Enganou-se quem pensou que a Lei Geral de Proteção de Dados (LGPD) seria uma norma exclusivamente punitiva, ou então um dispositivo legal meramente protetivo dos seus titulares, que engessaria as operações comerciais e inviabilizaria a continuidade de uso de dados pessoais pelas empresas.

É inegável que a LGPD exige um nível de atualização dos envolvidos no tratamento de dados, especialmente no que diz respeito ao esclarecimento sobre a quem de fato pertencem as informações, dirimindo o mito de que os dados pessoais sob guarda das empresas são de sua propriedade. Também é primordial que os indivíduos revisem a sua conduta e não forneçam tão facilmente as suas informações, contribuindo para garantir condições convenientes à proteção e privacidade decorrentes da lei.

O movimento realizado até o momento pelos players responsáveis por zelar pela integridade dos dados pessoais dos consumidores e a aplicação da LGPD — vide Secretaria Nacional do Consumidor (Senacon) e Autoridade Nacional de Proteção de Dados (ANPD) — tem se mostrado de extrema relevância, isso porque ambos estão agindo no sentido de propagar a conscientização coletiva em torno da importância do uso de informações pessoais e não somente aplicar as sanções previstas em lei.

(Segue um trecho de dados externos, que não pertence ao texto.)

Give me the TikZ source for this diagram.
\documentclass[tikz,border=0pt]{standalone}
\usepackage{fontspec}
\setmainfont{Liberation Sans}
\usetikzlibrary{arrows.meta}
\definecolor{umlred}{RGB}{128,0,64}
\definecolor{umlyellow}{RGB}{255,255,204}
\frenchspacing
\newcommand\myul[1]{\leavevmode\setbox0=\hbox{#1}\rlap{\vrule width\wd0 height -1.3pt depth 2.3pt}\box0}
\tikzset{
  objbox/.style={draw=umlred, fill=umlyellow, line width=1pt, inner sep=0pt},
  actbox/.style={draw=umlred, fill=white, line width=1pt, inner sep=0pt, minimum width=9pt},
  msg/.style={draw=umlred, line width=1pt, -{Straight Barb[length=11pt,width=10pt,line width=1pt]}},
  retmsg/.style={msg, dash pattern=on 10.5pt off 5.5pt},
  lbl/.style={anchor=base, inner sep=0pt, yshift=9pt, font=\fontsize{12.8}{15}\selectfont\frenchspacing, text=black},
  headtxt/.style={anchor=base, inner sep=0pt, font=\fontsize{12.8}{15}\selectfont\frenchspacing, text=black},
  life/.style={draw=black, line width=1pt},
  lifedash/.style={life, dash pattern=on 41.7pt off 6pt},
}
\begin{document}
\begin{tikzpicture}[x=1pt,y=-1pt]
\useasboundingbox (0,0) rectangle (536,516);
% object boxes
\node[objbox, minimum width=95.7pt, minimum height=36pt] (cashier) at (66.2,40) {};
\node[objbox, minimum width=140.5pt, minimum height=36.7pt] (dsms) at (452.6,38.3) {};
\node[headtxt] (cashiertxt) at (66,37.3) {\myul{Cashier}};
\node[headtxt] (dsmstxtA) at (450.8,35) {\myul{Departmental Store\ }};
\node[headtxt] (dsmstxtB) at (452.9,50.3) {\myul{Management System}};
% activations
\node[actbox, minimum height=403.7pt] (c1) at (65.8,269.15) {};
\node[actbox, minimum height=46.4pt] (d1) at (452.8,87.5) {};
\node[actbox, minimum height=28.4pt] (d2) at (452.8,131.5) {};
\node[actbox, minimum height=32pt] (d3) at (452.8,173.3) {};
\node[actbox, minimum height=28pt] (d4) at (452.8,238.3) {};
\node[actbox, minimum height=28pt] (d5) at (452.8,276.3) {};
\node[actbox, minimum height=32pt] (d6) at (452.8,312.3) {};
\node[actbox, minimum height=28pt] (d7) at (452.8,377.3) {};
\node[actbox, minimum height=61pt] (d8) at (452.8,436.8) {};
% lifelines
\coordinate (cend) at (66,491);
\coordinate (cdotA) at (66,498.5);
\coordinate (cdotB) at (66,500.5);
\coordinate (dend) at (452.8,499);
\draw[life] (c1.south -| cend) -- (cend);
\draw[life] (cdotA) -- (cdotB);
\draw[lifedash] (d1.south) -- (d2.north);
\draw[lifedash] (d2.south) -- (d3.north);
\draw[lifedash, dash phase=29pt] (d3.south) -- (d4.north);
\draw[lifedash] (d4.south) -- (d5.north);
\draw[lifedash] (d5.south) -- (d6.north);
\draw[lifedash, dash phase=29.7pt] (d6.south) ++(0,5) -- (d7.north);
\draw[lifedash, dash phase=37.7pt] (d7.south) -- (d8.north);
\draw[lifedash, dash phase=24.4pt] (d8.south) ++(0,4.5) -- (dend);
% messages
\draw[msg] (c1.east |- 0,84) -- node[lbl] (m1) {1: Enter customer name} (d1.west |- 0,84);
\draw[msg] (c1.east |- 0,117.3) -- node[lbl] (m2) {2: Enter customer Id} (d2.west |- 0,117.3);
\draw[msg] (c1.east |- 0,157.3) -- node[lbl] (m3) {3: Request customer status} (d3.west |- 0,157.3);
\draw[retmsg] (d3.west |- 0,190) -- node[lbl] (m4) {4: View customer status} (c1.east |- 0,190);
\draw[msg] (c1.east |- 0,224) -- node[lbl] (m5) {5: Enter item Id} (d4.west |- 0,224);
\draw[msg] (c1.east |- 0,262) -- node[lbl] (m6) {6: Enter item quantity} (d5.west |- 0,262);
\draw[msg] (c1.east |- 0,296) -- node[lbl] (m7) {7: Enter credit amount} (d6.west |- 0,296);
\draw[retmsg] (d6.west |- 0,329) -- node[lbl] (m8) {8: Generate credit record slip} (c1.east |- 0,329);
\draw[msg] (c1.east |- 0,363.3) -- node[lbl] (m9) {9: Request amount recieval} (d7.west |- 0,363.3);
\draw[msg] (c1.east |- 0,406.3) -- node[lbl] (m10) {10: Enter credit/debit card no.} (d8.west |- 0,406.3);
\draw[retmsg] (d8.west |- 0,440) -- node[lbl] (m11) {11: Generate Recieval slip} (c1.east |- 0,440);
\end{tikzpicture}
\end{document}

Ao contrário do que erroneamente se preconizava, a ANPD já se posicionou no sentido de que adotará a conduta de estimular a familiarização dos termos da lei com o grande público e empresas. Nesse sentido, o órgão tem dado sinais claros de que a sua atuação terá um viés muito mais educativo do que necessariamente punitivo, a exemplo do conteúdo da Portaria nº 11/2021 e dos guias orientativos publicados até então pela Autoridade.

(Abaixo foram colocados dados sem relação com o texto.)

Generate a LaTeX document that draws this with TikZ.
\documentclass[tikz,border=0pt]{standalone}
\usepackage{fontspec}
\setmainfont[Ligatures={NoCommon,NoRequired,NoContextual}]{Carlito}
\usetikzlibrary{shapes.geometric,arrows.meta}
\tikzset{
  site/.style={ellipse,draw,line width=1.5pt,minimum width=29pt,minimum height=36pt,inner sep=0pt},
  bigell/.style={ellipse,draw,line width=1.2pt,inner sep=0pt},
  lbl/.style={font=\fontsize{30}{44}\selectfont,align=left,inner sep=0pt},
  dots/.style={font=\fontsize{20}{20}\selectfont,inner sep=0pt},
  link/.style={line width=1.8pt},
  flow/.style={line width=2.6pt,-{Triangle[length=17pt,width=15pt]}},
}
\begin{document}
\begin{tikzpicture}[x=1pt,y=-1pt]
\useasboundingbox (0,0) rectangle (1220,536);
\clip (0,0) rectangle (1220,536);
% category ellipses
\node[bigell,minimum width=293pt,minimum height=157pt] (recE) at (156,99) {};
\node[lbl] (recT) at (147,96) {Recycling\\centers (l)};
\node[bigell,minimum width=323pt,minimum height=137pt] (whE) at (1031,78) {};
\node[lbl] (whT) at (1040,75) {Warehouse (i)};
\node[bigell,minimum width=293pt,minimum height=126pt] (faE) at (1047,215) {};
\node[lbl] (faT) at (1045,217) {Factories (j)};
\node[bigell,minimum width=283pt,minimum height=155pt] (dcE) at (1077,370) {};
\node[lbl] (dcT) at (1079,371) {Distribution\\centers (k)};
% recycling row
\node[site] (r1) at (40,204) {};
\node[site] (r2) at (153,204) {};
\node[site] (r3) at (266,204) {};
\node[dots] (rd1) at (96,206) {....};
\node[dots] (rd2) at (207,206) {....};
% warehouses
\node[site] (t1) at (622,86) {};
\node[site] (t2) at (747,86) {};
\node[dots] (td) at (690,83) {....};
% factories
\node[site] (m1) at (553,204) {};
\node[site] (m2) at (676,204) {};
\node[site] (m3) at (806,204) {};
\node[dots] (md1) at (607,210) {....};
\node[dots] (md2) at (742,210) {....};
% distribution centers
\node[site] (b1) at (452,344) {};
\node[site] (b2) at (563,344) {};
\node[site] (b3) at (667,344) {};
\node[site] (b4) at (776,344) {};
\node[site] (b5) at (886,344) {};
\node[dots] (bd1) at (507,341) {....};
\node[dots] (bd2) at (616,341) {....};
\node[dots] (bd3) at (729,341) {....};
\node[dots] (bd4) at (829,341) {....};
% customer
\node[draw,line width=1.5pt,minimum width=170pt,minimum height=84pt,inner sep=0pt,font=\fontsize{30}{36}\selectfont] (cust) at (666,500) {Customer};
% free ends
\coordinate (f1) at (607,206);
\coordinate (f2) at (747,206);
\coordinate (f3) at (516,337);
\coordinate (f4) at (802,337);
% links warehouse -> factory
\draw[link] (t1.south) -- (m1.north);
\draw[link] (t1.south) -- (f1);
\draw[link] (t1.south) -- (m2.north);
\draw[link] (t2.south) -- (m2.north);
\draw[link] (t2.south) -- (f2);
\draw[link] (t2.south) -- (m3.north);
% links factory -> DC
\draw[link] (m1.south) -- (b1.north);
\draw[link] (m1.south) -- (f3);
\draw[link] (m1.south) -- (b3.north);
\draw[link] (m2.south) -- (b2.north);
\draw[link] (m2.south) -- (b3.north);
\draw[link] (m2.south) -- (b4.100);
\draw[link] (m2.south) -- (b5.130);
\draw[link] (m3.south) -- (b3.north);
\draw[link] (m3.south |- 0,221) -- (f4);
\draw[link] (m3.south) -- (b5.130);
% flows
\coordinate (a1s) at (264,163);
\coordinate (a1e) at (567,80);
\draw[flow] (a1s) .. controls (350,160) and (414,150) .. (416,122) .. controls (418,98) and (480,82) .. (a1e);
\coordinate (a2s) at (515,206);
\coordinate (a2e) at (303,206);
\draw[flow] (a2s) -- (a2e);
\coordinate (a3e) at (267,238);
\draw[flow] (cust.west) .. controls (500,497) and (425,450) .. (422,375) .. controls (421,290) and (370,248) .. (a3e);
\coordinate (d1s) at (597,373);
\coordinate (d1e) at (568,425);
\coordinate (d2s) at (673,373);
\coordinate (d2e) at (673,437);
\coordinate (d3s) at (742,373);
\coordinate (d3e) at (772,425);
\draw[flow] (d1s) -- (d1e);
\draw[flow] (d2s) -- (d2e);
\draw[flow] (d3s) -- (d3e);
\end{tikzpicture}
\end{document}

São evidentes as benesses decorrentes da preocupação dos órgãos em construir uma cultura de proteção através da promoção de uma regulação responsiva como a da ANPD,  em detrimento de tão somente fixar multas em desfavor de quem explora comercialmente os dados pessoais. A tomada de consciência sobre o valor dos dados é um tema relativamente novo no país e a simples aplicação de multas não geraria de forma automática uma lógica sobre a necessidade de preocupar-se com a questão.

Ainda que as sanções não sejam o mote principal da atuação da ANPD, o simples fato de a LGPD estar em vigor já serviu para que diversos agentes de tratamento buscassem implementar internamente os seus projetos de adequação, em vista do caráter reputacional da legislação, fazendo com que sejam revisados processos internos, elevando o grau de transparência e compreensão do tratamento de dados realizado até então.

A decorrência lógica envolvendo a exploração consciente de dados pessoais por parte de uma parcela das empresas é a indução de que os demais parceiros comerciais adotem procedimentos capazes de adaptar o seu modelo de negócios para estarem em conformidade com a LGPD. Assim desenvolve-se um ambiente culturalmente condizente à proteção de dados e privacidade, transvestindo a jornada de adequação como uma vantagem competitiva aos concorrentes comerciais, e não somente um procedimento para mero cumprimento da norma.

Tal movimento irá, sem sombra de dúvidas, capacitar os titulares de dados e as empresas coletivamente, e não somente os especialistas da área. Isso possibilitará uma compreensão melhor da lei e seus efeitos, resultando em uma aplicação mais eficiente dos seus dispositivos e possibilitando ultrapassar a grande barreira para a sua execução plena, qual seja, a cultural.

Embora a atuação normativa da LGPD seja de competência da ANPD, nada obsta que o Judiciário seja acionado para dirimir eventual conflito decorrente da norma, o que por si só já geraria uma insegurança jurídica — na medida em que há uma interpretação do julgador em torno dos efeitos de uma lei nova. Tal incerteza é potencializada pelas diversas lacunas ainda encontradas no ordenamento legal, sendo imprescindível o engajamento tanto dos titulares como dos demais stakeholders, promovendo o aprimoramento em torno do ecossistema de proteção de dados pessoais, privacidade e aplicação da legislação, impedindo o desvio de finalidade.